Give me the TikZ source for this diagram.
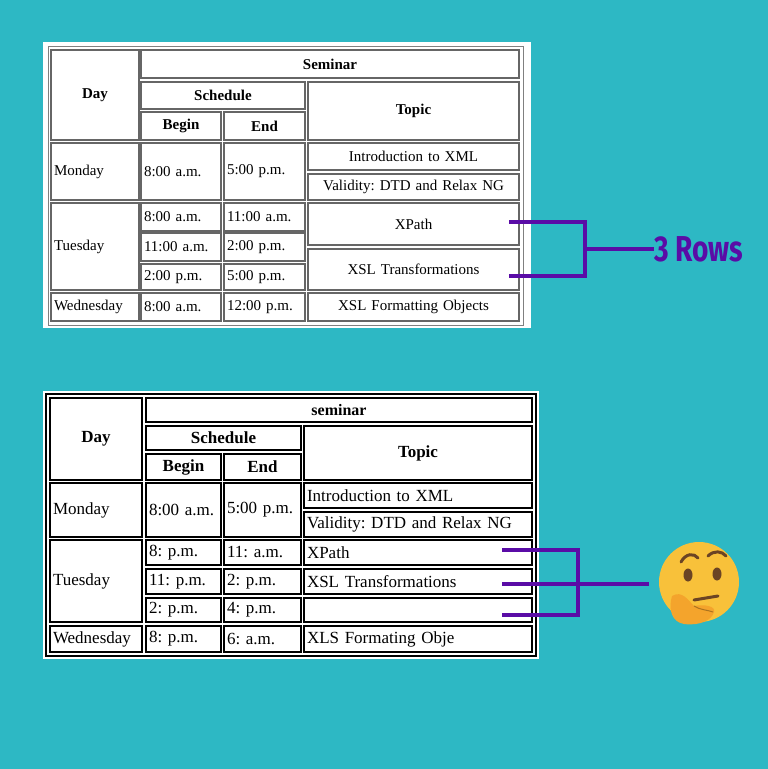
\documentclass[tikz,border=0pt]{standalone}
\usepackage{fontspec}
\setmainfont{Liberation Serif}
\newfontfamily\labelfont{Fira Sans}
\definecolor{backG}{HTML}{2DB8C4}
\definecolor{brk}{HTML}{5A0CA6}
\definecolor{face}{HTML}{F8C13A}
\definecolor{hand}{HTML}{F4A42C}
\definecolor{feat}{HTML}{6B4424}
\newcommand\cellbox[7]{%
	\pgfmathsetmacro\cw{#5-#3}\pgfmathsetmacro\ch{#6-#4}%
	\node[#1, minimum width=\cw pt, minimum height=\ch pt, text width=\cw pt-6pt]
	(#2) at ({(#3+#5)/2},{(#4+#6)/2}) {#7};}
\frenchspacing
\begin{document}
\begin{tikzpicture}[x=1pt,y=-1pt,
	topc/.style={
		draw=gray!80!black,
		line width=1.2pt,
		fill=white,
		inner xsep=3pt,
		align=center,
		font=\fontsize{15}{15}\selectfont
	},
	toph/.style={topc, font=\bfseries\fontsize{15}{15}\selectfont},
	botc/.style={
		draw=black,
		line width=1.4pt,
		fill=white,
		inner xsep=2pt,
		align=left,
		font=\fontsize{17}{17}\selectfont
	},
	both/.style={botc, align=center, font=\bfseries\fontsize{17}{17}\selectfont},
	bracket/.style={draw=brk, line width=4pt}
	]
	\useasboundingbox (0,0) rectangle (768,769);
	\fill[backG] (0,0) rectangle (768,769);

	% upper table
	\fill[white] (43,42) rectangle (531,328);
	\draw[gray, line width=1pt] (48,46) rectangle (523,325);
	\cellbox{toph}{tday}{51}{50}{139}{140}{Day}
	\cellbox{toph}{tsem}{141}{50}{519}{78}{Seminar}
	\cellbox{toph}{tsch}{141}{82}{305}{109}{Schedule}
	\cellbox{toph}{ttop}{308}{82}{519}{140}{Topic}
	\cellbox{toph}{tbeg}{141}{112}{221}{140}{Begin}
	\cellbox{toph}{tend}{224}{112}{305}{140}{End}
	\cellbox{topc,align=left}{tmon}{51}{143}{139}{200}{Monday}
	\cellbox{topc,align=left}{tmonb}{141}{143}{221}{200}{8:00 a.m.}
	\cellbox{topc,align=left}{tmone}{224}{143}{305}{200}{5:00 p.m.}
	\cellbox{topc}{tintro}{308}{143}{519}{170}{Introduction to XML}
	\cellbox{topc}{tvalid}{308}{174}{519}{200}{Validity: DTD and Relax NG}
	\cellbox{topc,align=left}{ttue}{51}{203}{139}{290}{Tuesday}
	\cellbox{topc,align=left}{ttueba}{141}{203}{221}{231}{8:00 a.m.}
	\cellbox{topc,align=left}{ttueea}{224}{203}{305}{231}{11:00 a.m.}
	\cellbox{topc,align=left}{ttuebb}{141}{233}{221}{261}{11:00 a.m.}
	\cellbox{topc,align=left}{ttueeb}{224}{233}{305}{261}{2:00 p.m.}
	\cellbox{topc,align=left}{ttuebc}{141}{264}{221}{290}{2:00 p.m.}
	\cellbox{topc,align=left}{ttueec}{224}{264}{305}{290}{5:00 p.m.}
	\cellbox{topc}{txpath}{308}{203}{519}{245}{XPath}
	\cellbox{topc}{txsl}{308}{249}{519}{290}{XSL Transformations}
	\cellbox{topc,align=left}{twed}{51}{293}{139}{321}{Wednesday}
	\cellbox{topc,align=left}{twedb}{141}{293}{221}{321}{8:00 a.m.}
	\cellbox{topc,align=left}{twede}{224}{293}{305}{321}{12:00 p.m.}
	\cellbox{topc}{txslfo}{308}{293}{519}{321}{XSL Formatting Objects}

	% lower table
	\fill[white] (43,391) rectangle (539,659);
	\draw[black, line width=2pt] (46,394) rectangle (536,656);
	\cellbox{both}{bday}{50}{398}{142}{480}{Day}
	\cellbox{both,font=\bfseries\fontsize{16}{16}\selectfont}{bsem}{146}{398}{532}{422}{seminar}
	\cellbox{both}{bsch}{146}{426}{301}{450}{Schedule}
	\cellbox{both}{btop}{304}{426}{532}{480}{Topic}
	\cellbox{both}{bbeg}{146}{454}{221}{480}{Begin}
	\cellbox{both}{bend}{224}{454}{301}{480}{End}
	\cellbox{botc}{bmon}{50}{483}{142}{537}{Monday}
	\cellbox{botc}{bmonb}{146}{483}{221}{537}{8:00 a.m.}
	\cellbox{botc}{bmone}{224}{483}{301}{537}{5:00 p.m.}
	\cellbox{botc}{bintro}{304}{483}{532}{508}{Introduction to XML}
	\cellbox{botc}{bvalid}{304}{512}{532}{537}{Validity: DTD and Relax NG}
	\cellbox{botc}{btue}{50}{540}{142}{622}{Tuesday}
	\cellbox{botc}{btueba}{146}{540}{221}{565}{8: p.m.}
	\cellbox{botc}{btueea}{224}{540}{301}{565}{11: a.m.}
	\cellbox{botc}{btuebb}{146}{569}{221}{594}{11: p.m.}
	\cellbox{botc}{btueeb}{224}{569}{301}{594}{2: p.m.}
	\cellbox{botc}{btuebc}{146}{598}{221}{622}{2: p.m.}
	\cellbox{botc}{btueec}{224}{598}{301}{622}{4: p.m.}
	\cellbox{botc}{bxpath}{304}{540}{532}{565}{XPath}
	\cellbox{botc}{bxsl}{304}{569}{532}{594}{XSL Transformations}
	\cellbox{botc}{bempty}{304}{598}{532}{622}{}
	\cellbox{botc}{bwed}{50}{626}{142}{652}{Wednesday}
	\cellbox{botc}{bwedb}{146}{626}{221}{652}{8: p.m.}
	\cellbox{botc}{bwede}{224}{626}{301}{652}{6: a.m.}
	\cellbox{botc}{bxslfo}{304}{626}{532}{652}{XLS Formating Obje}

	% brackets
	\node[font=\labelfont\bfseries\fontsize{36}{36}\selectfont, text=brk, inner sep=0pt, anchor=west, xscale=0.78]
	(rows) at (654,249) {3 Rows};
	\coordinate (ta) at (509,222);
	\coordinate (tb) at (509,276);
	\draw[bracket] (ta) -| (585,276) -- (tb);
	\draw[bracket] (585,249) -- (rows.west);

	\node[circle, fill=face, minimum size=80pt, inner sep=0pt] (think) at (699,582) {};
	\coordinate (ba) at (502,550);
	\coordinate (bb) at (502,584);
	\coordinate (bc) at (502,615);
	\draw[bracket] (ba) -| (578,615) -- (bc);
	\draw[bracket] (bb) -- ([xshift=-10pt]bb -| think.west);

	% thinking face details
	\draw[feat, line width=3pt, line cap=round] (681,562) .. controls (686,553) and (694,553) .. (698,558);
	\draw[feat, line width=3pt, line cap=round] (708,556) .. controls (714,550) and (722,551) .. (726,556);
	\fill[feat] (688,575) ellipse (4.5pt and 6.5pt);
	\fill[feat] (717,574) ellipse (4.5pt and 6.5pt);
	\draw[feat, line width=3pt, line cap=round] (694,600) -- (718,596);
	\fill[hand] (672,596) .. controls (668,610) and (672,622) .. (684,624)
		.. controls (700,626) and (712,620) .. (714,612)
		.. controls (716,606) and (704,604) .. (694,606)
		.. controls (688,600) and (682,590) .. (672,596) -- cycle;
	\draw[hand!70!black, line width=1pt] (694,606) .. controls (700,610) and (708,610) .. (713,612);
\end{tikzpicture}
\end{document}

------------------------------------------------------------------------

● Task description: Exclude every picture and copy the remaining data exactly.

● The result:
Give me the TikZ source for this diagram.
\documentclass[tikz,border=0pt]{standalone}
\usepackage{fontspec}
\setmainfont{Liberation Serif}
\newfontfamily\labelfont{Fira Sans}
\definecolor{backG}{HTML}{2DB8C4}
\definecolor{brk}{HTML}{5A0CA6}
\definecolor{face}{HTML}{F8C13A}
\definecolor{hand}{HTML}{F4A42C}
\definecolor{feat}{HTML}{6B4424}
\newcommand\cellbox[7]{%
	\pgfmathsetmacro\cw{#5-#3}\pgfmathsetmacro\ch{#6-#4}%
	\node[#1, minimum width=\cw pt, minimum height=\ch pt, text width=\cw pt-6pt]
	(#2) at ({(#3+#5)/2},{(#4+#6)/2}) {#7};}
\frenchspacing
\begin{document}
\begin{tikzpicture}[x=1pt,y=-1pt,
	topc/.style={
		draw=gray!80!black,
		line width=1.2pt,
		fill=white,
		inner xsep=3pt,
		align=center,
		font=\fontsize{15}{15}\selectfont
	},
	toph/.style={topc, font=\bfseries\fontsize{15}{15}\selectfont},
	botc/.style={
		draw=black,
		line width=1.4pt,
		fill=white,
		inner xsep=2pt,
		align=left,
		font=\fontsize{17}{17}\selectfont
	},
	both/.style={botc, align=center, font=\bfseries\fontsize{17}{17}\selectfont},
	bracket/.style={draw=brk, line width=4pt}
	]
	\useasboundingbox (0,0) rectangle (768,769);
	\fill[backG] (0,0) rectangle (768,769);

	% upper table
	\fill[white] (43,42) rectangle (531,328);
	\draw[gray, line width=1pt] (48,46) rectangle (523,325);
	\cellbox{toph}{tday}{51}{50}{139}{140}{Day}
	\cellbox{toph}{tsem}{141}{50}{519}{78}{Seminar}
	\cellbox{toph}{tsch}{141}{82}{305}{109}{Schedule}
	\cellbox{toph}{ttop}{308}{82}{519}{140}{Topic}
	\cellbox{toph}{tbeg}{141}{112}{221}{140}{Begin}
	\cellbox{toph}{tend}{224}{112}{305}{140}{End}
	\cellbox{topc,align=left}{tmon}{51}{143}{139}{200}{Monday}
	\cellbox{topc,align=left}{tmonb}{141}{143}{221}{200}{8:00 a.m.}
	\cellbox{topc,align=left}{tmone}{224}{143}{305}{200}{5:00 p.m.}
	\cellbox{topc}{tintro}{308}{143}{519}{170}{Introduction to XML}
	\cellbox{topc}{tvalid}{308}{174}{519}{200}{Validity: DTD and Relax NG}
	\cellbox{topc,align=left}{ttue}{51}{203}{139}{290}{Tuesday}
	\cellbox{topc,align=left}{ttueba}{141}{203}{221}{231}{8:00 a.m.}
	\cellbox{topc,align=left}{ttueea}{224}{203}{305}{231}{11:00 a.m.}
	\cellbox{topc,align=left}{ttuebb}{141}{233}{221}{261}{11:00 a.m.}
	\cellbox{topc,align=left}{ttueeb}{224}{233}{305}{261}{2:00 p.m.}
	\cellbox{topc,align=left}{ttuebc}{141}{264}{221}{290}{2:00 p.m.}
	\cellbox{topc,align=left}{ttueec}{224}{264}{305}{290}{5:00 p.m.}
	\cellbox{topc}{txpath}{308}{203}{519}{245}{XPath}
	\cellbox{topc}{txsl}{308}{249}{519}{290}{XSL Transformations}
	\cellbox{topc,align=left}{twed}{51}{293}{139}{321}{Wednesday}
	\cellbox{topc,align=left}{twedb}{141}{293}{221}{321}{8:00 a.m.}
	\cellbox{topc,align=left}{twede}{224}{293}{305}{321}{12:00 p.m.}
	\cellbox{topc}{txslfo}{308}{293}{519}{321}{XSL Formatting Objects}

	% lower table
	\fill[white] (43,391) rectangle (539,659);
	\draw[black, line width=2pt] (46,394) rectangle (536,656);
	\cellbox{both}{bday}{50}{398}{142}{480}{Day}
	\cellbox{both,font=\bfseries\fontsize{16}{16}\selectfont}{bsem}{146}{398}{532}{422}{seminar}
	\cellbox{both}{bsch}{146}{426}{301}{450}{Schedule}
	\cellbox{both}{btop}{304}{426}{532}{480}{Topic}
	\cellbox{both}{bbeg}{146}{454}{221}{480}{Begin}
	\cellbox{both}{bend}{224}{454}{301}{480}{End}
	\cellbox{botc}{bmon}{50}{483}{142}{537}{Monday}
	\cellbox{botc}{bmonb}{146}{483}{221}{537}{8:00 a.m.}
	\cellbox{botc}{bmone}{224}{483}{301}{537}{5:00 p.m.}
	\cellbox{botc}{bintro}{304}{483}{532}{508}{Introduction to XML}
	\cellbox{botc}{bvalid}{304}{512}{532}{537}{Validity: DTD and Relax NG}
	\cellbox{botc}{btue}{50}{540}{142}{622}{Tuesday}
	\cellbox{botc}{btueba}{146}{540}{221}{565}{8: p.m.}
	\cellbox{botc}{btueea}{224}{540}{301}{565}{11: a.m.}
	\cellbox{botc}{btuebb}{146}{569}{221}{594}{11: p.m.}
	\cellbox{botc}{btueeb}{224}{569}{301}{594}{2: p.m.}
	\cellbox{botc}{btuebc}{146}{598}{221}{622}{2: p.m.}
	\cellbox{botc}{btueec}{224}{598}{301}{622}{4: p.m.}
	\cellbox{botc}{bxpath}{304}{540}{532}{565}{XPath}
	\cellbox{botc}{bxsl}{304}{569}{532}{594}{XSL Transformations}
	\cellbox{botc}{bempty}{304}{598}{532}{622}{}
	\cellbox{botc}{bwed}{50}{626}{142}{652}{Wednesday}
	\cellbox{botc}{bwedb}{146}{626}{221}{652}{8: p.m.}
	\cellbox{botc}{bwede}{224}{626}{301}{652}{6: a.m.}
	\cellbox{botc}{bxslfo}{304}{626}{532}{652}{XLS Formating Obje}

	% brackets
	\node[font=\labelfont\bfseries\fontsize{36}{36}\selectfont, text=brk, inner sep=0pt, anchor=west, xscale=0.78]
	(rows) at (654,249) {3 Rows};
	\coordinate (ta) at (509,222);
	\coordinate (tb) at (509,276);
	\draw[bracket] (ta) -| (585,276) -- (tb);
	\draw[bracket] (585,249) -- (rows.west);

	\node[circle, fill=face, minimum size=80pt, inner sep=0pt] (think) at (699,582) {};
	\coordinate (ba) at (502,550);
	\coordinate (bb) at (502,584);
	\coordinate (bc) at (502,615);
	\draw[bracket] (ba) -| (578,615) -- (bc);
	\draw[bracket] (bb) -- ([xshift=-10pt]bb -| think.west);

	% thinking face details
	\draw[feat, line width=3pt, line cap=round] (681,562) .. controls (686,553) and (694,553) .. (698,558);
	\draw[feat, line width=3pt, line cap=round] (708,556) .. controls (714,550) and (722,551) .. (726,556);
	\fill[feat] (688,575) ellipse (4.5pt and 6.5pt);
	\fill[feat] (717,574) ellipse (4.5pt and 6.5pt);
	\draw[feat, line width=3pt, line cap=round] (694,600) -- (718,596);
	\fill[hand] (672,596) .. controls (668,610) and (672,622) .. (684,624)
		.. controls (700,626) and (712,620) .. (714,612)
		.. controls (716,606) and (704,604) .. (694,606)
		.. controls (688,600) and (682,590) .. (672,596) -- cycle;
	\draw[hand!70!black, line width=1pt] (694,606) .. controls (700,610) and (708,610) .. (713,612);
\end{tikzpicture}
\end{document}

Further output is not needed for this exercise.